# RECORDED INFORMATION start

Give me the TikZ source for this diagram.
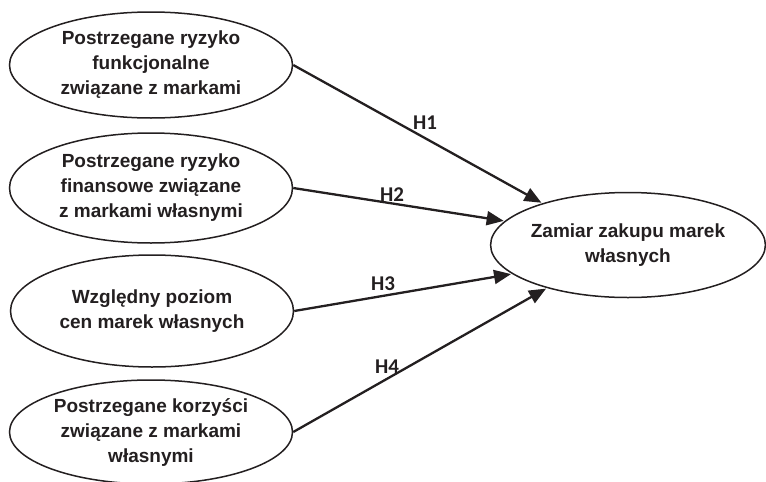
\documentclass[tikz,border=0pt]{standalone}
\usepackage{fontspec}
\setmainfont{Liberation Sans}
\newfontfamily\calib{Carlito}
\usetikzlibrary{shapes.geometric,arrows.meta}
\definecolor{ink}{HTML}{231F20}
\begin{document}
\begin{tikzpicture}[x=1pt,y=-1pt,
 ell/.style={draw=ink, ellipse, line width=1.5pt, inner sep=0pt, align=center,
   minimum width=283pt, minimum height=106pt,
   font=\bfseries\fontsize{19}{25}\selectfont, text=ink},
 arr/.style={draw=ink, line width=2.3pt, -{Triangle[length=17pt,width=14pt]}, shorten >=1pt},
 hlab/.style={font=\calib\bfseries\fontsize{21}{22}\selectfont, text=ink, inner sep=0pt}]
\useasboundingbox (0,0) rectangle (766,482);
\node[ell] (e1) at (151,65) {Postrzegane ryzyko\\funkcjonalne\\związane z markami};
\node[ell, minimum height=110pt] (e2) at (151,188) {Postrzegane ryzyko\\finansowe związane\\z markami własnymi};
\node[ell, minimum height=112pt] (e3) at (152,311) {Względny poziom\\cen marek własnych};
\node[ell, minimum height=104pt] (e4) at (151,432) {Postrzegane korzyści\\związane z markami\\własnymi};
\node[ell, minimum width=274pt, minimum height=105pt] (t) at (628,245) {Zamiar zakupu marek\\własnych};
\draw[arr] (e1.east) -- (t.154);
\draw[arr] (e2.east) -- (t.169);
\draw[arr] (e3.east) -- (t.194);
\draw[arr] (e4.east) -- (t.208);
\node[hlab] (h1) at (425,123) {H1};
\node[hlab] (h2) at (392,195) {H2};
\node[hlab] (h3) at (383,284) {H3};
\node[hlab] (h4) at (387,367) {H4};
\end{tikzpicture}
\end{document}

# RECORDED INFORMATION end

_WHAT THE TASK REQUIRES:_
Quote the data above in full and without alteration; skip the pictures.

_TASK OUTPUT:_
Give me the TikZ source for this diagram.
\documentclass[tikz,border=0pt]{standalone}
\usepackage{fontspec}
\setmainfont{Liberation Sans}
\newfontfamily\calib{Carlito}
\usetikzlibrary{shapes.geometric,arrows.meta}
\definecolor{ink}{HTML}{231F20}
\begin{document}
\begin{tikzpicture}[x=1pt,y=-1pt,
 ell/.style={draw=ink, ellipse, line width=1.5pt, inner sep=0pt, align=center,
   minimum width=283pt, minimum height=106pt,
   font=\bfseries\fontsize{19}{25}\selectfont, text=ink},
 arr/.style={draw=ink, line width=2.3pt, -{Triangle[length=17pt,width=14pt]}, shorten >=1pt},
 hlab/.style={font=\calib\bfseries\fontsize{21}{22}\selectfont, text=ink, inner sep=0pt}]
\useasboundingbox (0,0) rectangle (766,482);
\node[ell] (e1) at (151,65) {Postrzegane ryzyko\\funkcjonalne\\związane z markami};
\node[ell, minimum height=110pt] (e2) at (151,188) {Postrzegane ryzyko\\finansowe związane\\z markami własnymi};
\node[ell, minimum height=112pt] (e3) at (152,311) {Względny poziom\\cen marek własnych};
\node[ell, minimum height=104pt] (e4) at (151,432) {Postrzegane korzyści\\związane z markami\\własnymi};
\node[ell, minimum width=274pt, minimum height=105pt] (t) at (628,245) {Zamiar zakupu marek\\własnych};
\draw[arr] (e1.east) -- (t.154);
\draw[arr] (e2.east) -- (t.169);
\draw[arr] (e3.east) -- (t.194);
\draw[arr] (e4.east) -- (t.208);
\node[hlab] (h1) at (425,123) {H1};
\node[hlab] (h2) at (392,195) {H2};
\node[hlab] (h3) at (383,284) {H3};
\node[hlab] (h4) at (387,367) {H4};
\end{tikzpicture}
\end{document}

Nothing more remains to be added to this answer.